Yahoo is looking to change the game with their new social job network, Kickstart. They are currently conducting research surveys among college students to find out what they think of this new service. Yahoo asks this question to the participants, “Wish you had an ‘in’ to find the job of your dreams?” Kickstart is all about finding that “in.”

Yahoo Kickstart connects college students with alumni at the companies that they are interested in. As you can see in the screenshot above, this student’s “in” at Nike is an alumni named Dave Bottoms. Dave has expressed an interest in helping out students and connecting with alumni. He also knows one of your friends, went to your school, and shares a common interest with you. That’s a really powerful networking tool. Presenting specific connections like this adds a whole new value to this job network.

Aside from showing your “in,” company pages also provide some useful information about the company as a whole, broken down into key points such as industry, size, location, contact, and description. Anyone who is connected in any way with that company is also displayed.

As you might also expect, everyone who signs up with Yahoo Kickstart gets their own profile page, where you can build a mini resume and add a quotation to give the profile a more personal feel. Everything here is pretty standard for a social network, but there is a definite professional focus, much like LinkedIn. The personal profile isn’t anything revolutionary, but it certainly gets the job done in this situation.

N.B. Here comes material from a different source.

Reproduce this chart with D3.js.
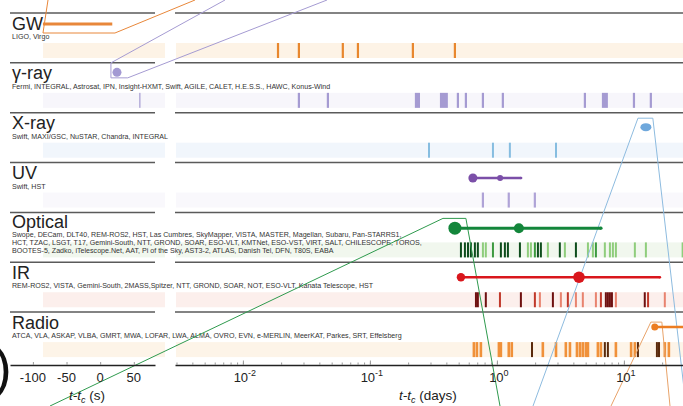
<!DOCTYPE html>
<html>
<head>
<meta charset="utf-8">
<script src="https://cdn.jsdelivr.net/npm/d3@7"></script>
<style>
  body { margin: 0; background: #fff; }
  svg { display: block; font-family: "Liberation Sans", Arial, Helvetica, sans-serif; }
</style>
</head>
<body>
<svg id="chart" width="683" height="406"></svg>
<script>
// rows, top to bottom
const rowNames = ['GW', 'γ-ray', 'X-ray', 'UV', 'Optical', 'IR', 'Radio'];
const rowInstruments = [
  ['LIGO, Virgo'],
  ['Fermi, INTEGRAL, Astrosat, IPN, Insight-HXMT, Swift, AGILE, CALET, H.E.S.S., HAWC, Konus-Wind'],
  ['Swift, MAXI/GSC, NuSTAR, Chandra, INTEGRAL'],
  ['Swift, HST'],
  ['Swope, DECam, DLT40, REM-ROS2, HST, Las Cumbres, SkyMapper, VISTA, MASTER, Magellan, Subaru, Pan-STARRS1,',
   'HCT, TZAC, LSGT, T17, Gemini-South, NTT, GROND, SOAR, ESO-VLT, KMTNet, ESO-VST, VIRT, SALT, CHILESCOPE, TOROS,',
   'BOOTES-5, Zadko, iTelescope.Net, AAT, Pi of the Sky, AST3-2, ATLAS, Danish Tel, DFN, T80S, EABA'],
  ['REM-ROS2, VISTA, Gemini-South, 2MASS,Spitzer, NTT, GROND, SOAR, NOT, ESO-VLT, Kanata Telescope, HST'],
  ['ATCA, VLA, ASKAP, VLBA, GMRT, MWA, LOFAR, LWA, ALMA, OVRO, EVN, e-MERLIN, MeerKAT, Parkes, SRT, Effelsberg']
];
const bandColors = ['#fdf3e6', '#f7f6fb', '#f1f6fc', '#f9f8fc', '#f1f7ee', '#fcefec', '#fdf4e8'];

// axis ticks
const secTicks = [-100, -50, 0, 50];
const dayTicks = [0.01, 0.1, 1, 10];
const dayTickExp = ['-2', '-1', '0', '1'];

// observation epochs (days after merger unless noted)
const gwObs = [0.0189, 0.0276, 0.0612, 0.0805, 0.218, 0.467];
const gammaObsSec = [59];
const gammaObs = [0.0276, 0.0467, 0.493, 0.570, 0.776, 1.114, 4.93, 12.0, 16.3];
const gammaSpans = [[0.226, 0.248], [0.356, 0.411], [6.71, 7.48]];
const xrayObs = [0.292, 0.931, 1.265, 2.92];
const uvObs = [0.776, 1.24, 1.99];
const opticalDark = [0.521, 0.560, 0.592, 0.624, 0.671, 0.708, 1.075, 1.156, 1.221, 1.518, 2.104, 2.220, 3.13, 4.19];
const opticalMid = [0.931, 1.991, 6.02];
const opticalLight = [0.776, 0.818, 1.754, 1.853, 2.52, 3.43, 5.21, 5.70, 7.08, 7.76, 8.19, 8.65, 12.2, 14.9, 29.0];
const irDark = [0.684, 0.708, 0.818, 1.545, 2.76, 7.21, 7.48, 7.76, 8.05, 14.6];
const irMid = [1.057, 1.991, 3.62, 6.59, 15.5];
const irLight = [2.18, 3.19, 4.19, 4.75, 6.02, 8.65, 21.0];
const radioObs = [0.659, 0.696, 0.748, 1.037, 1.075, 1.24, 1.31, 2.30, 2.92, 3.49, 3.76, 4.27, 4.51, 4.75, 5.02, 5.21, 6.24, 6.59, 8.65, 11.4, 12.2, 21.0, 22.6];
const radioDark = [1.89, 7.08, 7.48, 12.9, 18.2, 18.9];

// detections: [start, marked epochs..., end]
const gwSignalSec = [-85, 18];
const gammaDetectSec = [25];
const uvDetect = [0.647, 1.06, 1.55];
const opticalDetect = [0.467, 1.49, 6.6];
const irDetect = [0.521, 4.43, 19.2];
const radioDetect = [17.5, 40];
const xrayDetect = [14.9];

const svg = d3.select('#chart');
const W = 683, H = 406;
svg.append('rect').attr('width', W).attr('height', H).attr('fill', '#fff');

const xSec = d3.scaleLinear().domain([-134, 81.5]).range([10, 155]);
const xDay = d3.scaleLog().domain([0.00292, 29.2]).range([175, 683]);
const rowTop = d3.range(rowNames.length).map(i => 13 + i * 49.85);
const axisY = 365;
const bandTop = i => rowTop[i] + 30;
const bandH = 15;

// background bands
rowNames.forEach((n, i) => {
  svg.append('rect').attr('x', 43).attr('y', bandTop(i)).attr('width', 122).attr('height', bandH).attr('fill', bandColors[i]);
  svg.append('rect').attr('x', 176).attr('y', bandTop(i)).attr('width', W - 176).attr('height', bandH).attr('fill', bandColors[i]);
});

// row separators
rowNames.forEach((n, i) => {
  [[10, 155], [175, W]].forEach(([a, b]) => {
    svg.append('line').attr('x1', a).attr('x2', b).attr('y1', rowTop[i]).attr('y2', rowTop[i])
      .attr('stroke', '#5a5a5a').attr('stroke-width', 1.5);
  });
});

// row titles
const label = svg.append('g');
rowNames.forEach((n, i) => {
  const lines = rowInstruments[i];
  label.append('text').attr('x', 12).attr('y', rowTop[i] + (lines.length > 1 ? 16 : 16.5))
    .attr('font-size', 18).attr('fill', '#222').text(n);
  const y0 = lines.length > 1 ? rowTop[i] + 25 : rowTop[i] + 26;
  lines.forEach((t, j) => {
    label.append('text').attr('x', 12).attr('y', y0 + j * 7.6)
      .attr('font-size', 7.1).attr('fill', '#333').text(t);
  });
});

// observation ticks
const drawTicks = (row, values, color, w = 2, scale = xDay) => {
  svg.append('g').selectAll('rect').data(values).enter().append('rect')
    .attr('x', d => scale(d) - w / 2).attr('y', bandTop(row))
    .attr('width', w).attr('height', bandH).attr('fill', color);
};
const drawSpans = (row, spans, color) => {
  svg.append('g').selectAll('rect').data(spans).enter().append('rect')
    .attr('x', d => xDay(d[0])).attr('y', bandTop(row))
    .attr('width', d => xDay(d[1]) - xDay(d[0])).attr('height', bandH).attr('fill', color);
};
drawTicks(0, gwObs, '#e8872e', 2.2);
drawTicks(1, gammaObsSec, '#a59bd2', 1.2, xSec);
drawTicks(1, gammaObs, '#a59bd2', 2.2);
drawSpans(1, gammaSpans, '#a59bd2');
drawTicks(2, xrayObs, '#86bde0', 2);
drawTicks(3, uvObs, '#afa3d7', 2.2);
drawTicks(4, opticalLight, '#8fcd7c', 2);
drawTicks(4, opticalMid, '#3d9a40', 2);
drawTicks(4, opticalDark, '#0e4d1d', 2);
drawTicks(5, irLight, '#e8836f', 2);
drawTicks(5, irMid, '#c0392b', 2);
drawTicks(5, irDark, '#6e1010', 2);
drawTicks(6, radioObs, '#f0913a', 2.6);
drawTicks(6, radioDark, '#5a2a0c', 2);

// zoom connectors to insets outside the frame
const connectors = [
  { color: '#e8873a', pts: [[48, 0], [xSec(-85), 33], [xSec(22), 33], [195, 0]] },
  { color: '#a59bd2', pts: [[225, 0], [xSec(16), rowTop[1]], [xSec(16), rowTop[1] + 15], [xSec(41), rowTop[1] + 15], [327, 0]] },
  { color: '#8dbbdf', pts: [[533, H], [xDay(12.9), rowTop[2] + 5.5], [xDay(16.9), rowTop[2] + 5.5], [686, H]] },
  { color: '#2f9a4e', pts: [[50, H], [xDay(0.376), rowTop[4] + 6], [xDay(0.570), rowTop[4] + 6], [500, H]] },
  { color: '#e8a36a', pts: [[611, H], [xDay(16.3), rowTop[6] + 10], [xDay(19.9), rowTop[6] + 10], [670, H]] }
];
connectors.forEach(c => {
  svg.append('path').attr('d', d3.line()(c.pts)).attr('fill', 'none')
    .attr('stroke', c.color).attr('stroke-width', 1);
});

// detections
svg.append('line').attr('x1', xSec(gwSignalSec[0])).attr('x2', xSec(gwSignalSec[1]))
  .attr('y1', 24).attr('y2', 24).attr('stroke', '#e8873a').attr('stroke-width', 3);
svg.append('circle').attr('cx', xSec(gammaDetectSec[0])).attr('cy', rowTop[1] + 9.5).attr('r', 4.5).attr('fill', '#a399d3');
svg.append('ellipse').attr('cx', xDay(xrayDetect[0])).attr('cy', rowTop[2] + 14.5).attr('rx', 5.5).attr('ry', 4).attr('fill', '#6fa8dc');

const drawDetect = (row, vals, color, sw, radii, dy) => {
  const y = rowTop[row] + dy;
  svg.append('line').attr('x1', xDay(vals[0])).attr('x2', xDay(vals[vals.length - 1]))
    .attr('y1', y).attr('y2', y).attr('stroke', color).attr('stroke-width', sw);
  svg.append('g').selectAll('circle').data(vals).enter().append('circle')
    .attr('cx', d => xDay(d)).attr('cy', y).attr('r', (d, k) => radii[k]).attr('fill', color);
};
drawDetect(3, uvDetect, '#7b4fa8', 2.5, [4.5, 3, 1.3], 15.5);
drawDetect(4, opticalDetect, '#13863b', 3, [6.5, 5, 1.6], 15.8);
drawDetect(5, irDetect, '#d9161c', 2.5, [4.2, 5.8, 1.3], 15);
drawDetect(6, radioDetect, '#ec7d22', 2.5, [3.5, 0], 15);

// axes
const axisSec = d3.axisBottom(xSec).tickValues(secTicks).tickSize(-3).tickSizeOuter(0).tickFormat('');
const axisDayMinor = d3.axisBottom(xDay).tickValues(xDay.ticks()).tickSize(-2.5).tickSizeOuter(0).tickFormat('');
const gSec = svg.append('g').attr('transform', `translate(0,${axisY})`).call(axisSec);
const gDay = svg.append('g').attr('transform', `translate(0,${axisY})`).call(axisDayMinor);
svg.append('g').attr('transform', `translate(0,${axisY})`)
  .call(d3.axisBottom(xDay).tickValues(dayTicks).tickSize(-4.5).tickSizeOuter(0).tickFormat(''))
  .select('.domain').remove();
[gSec, gDay].forEach(g => {
  g.select('.domain').attr('stroke', '#222').attr('stroke-width', 1.5);
});
svg.selectAll('.tick line').attr('stroke', '#999');

// tick labels
svg.append('g').selectAll('text').data(secTicks).enter().append('text')
  .attr('x', d => xSec(d)).attr('y', 382).attr('text-anchor', 'middle')
  .attr('font-size', 13).attr('fill', '#222').text(d => d);
const dl = svg.append('g').selectAll('text').data(dayTicks).enter().append('text')
  .attr('x', d => xDay(d) + 2).attr('y', 382).attr('text-anchor', 'middle')
  .attr('font-size', 13).attr('fill', '#222');
dl.append('tspan').text('10');
dl.append('tspan').attr('dy', -6).attr('font-size', 9).text((d, i) => dayTickExp[i]);

// axis titles
const axisTitle = (x, unit) => {
  const t = svg.append('text').attr('x', x).attr('y', 400).attr('text-anchor', 'middle')
    .attr('font-size', 13.5).attr('fill', '#222');
  t.append('tspan').attr('font-style', 'italic').text('t-t');
  t.append('tspan').attr('font-style', 'italic').attr('font-size', 9).attr('dy', 2.5).text('c');
  t.append('tspan').attr('dy', -2.5).text(' (' + unit + ')');
};
axisTitle(87, 's');
axisTitle(428, 'days');

// panel label fragment at the left edge
svg.append('text').attr('x', -6).attr('y', 386).attr('font-size', 53).attr('fill', '#111').text(')');
</script>
</body>
</html>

The third and final main component to Kickstart is the university page. This is very similar to what Facebook does with their “network” pages. It displays some basic information about the school and provides space for discussions, bulletins, and events.

Yahoo Kickstart is currently a concept and is being researched, so the things that you see in these screenshots may or may not make it into the final product. When I asked Yahoo for a comment on the service, they responded by saying,

“…We’re continually checking the pulse on customer response to potential concepts on a case-by-case basis. Sometimes our research leads to the development of new product offerings, but not all concepts we research are formally developed and rolled out to our larger audience.”

I personally think that Kickstart is a really solid concept and that it’s a possible game-changer in the professional networking space. Hopefully we’ll see Yahoo kickstarting some careers in the near future.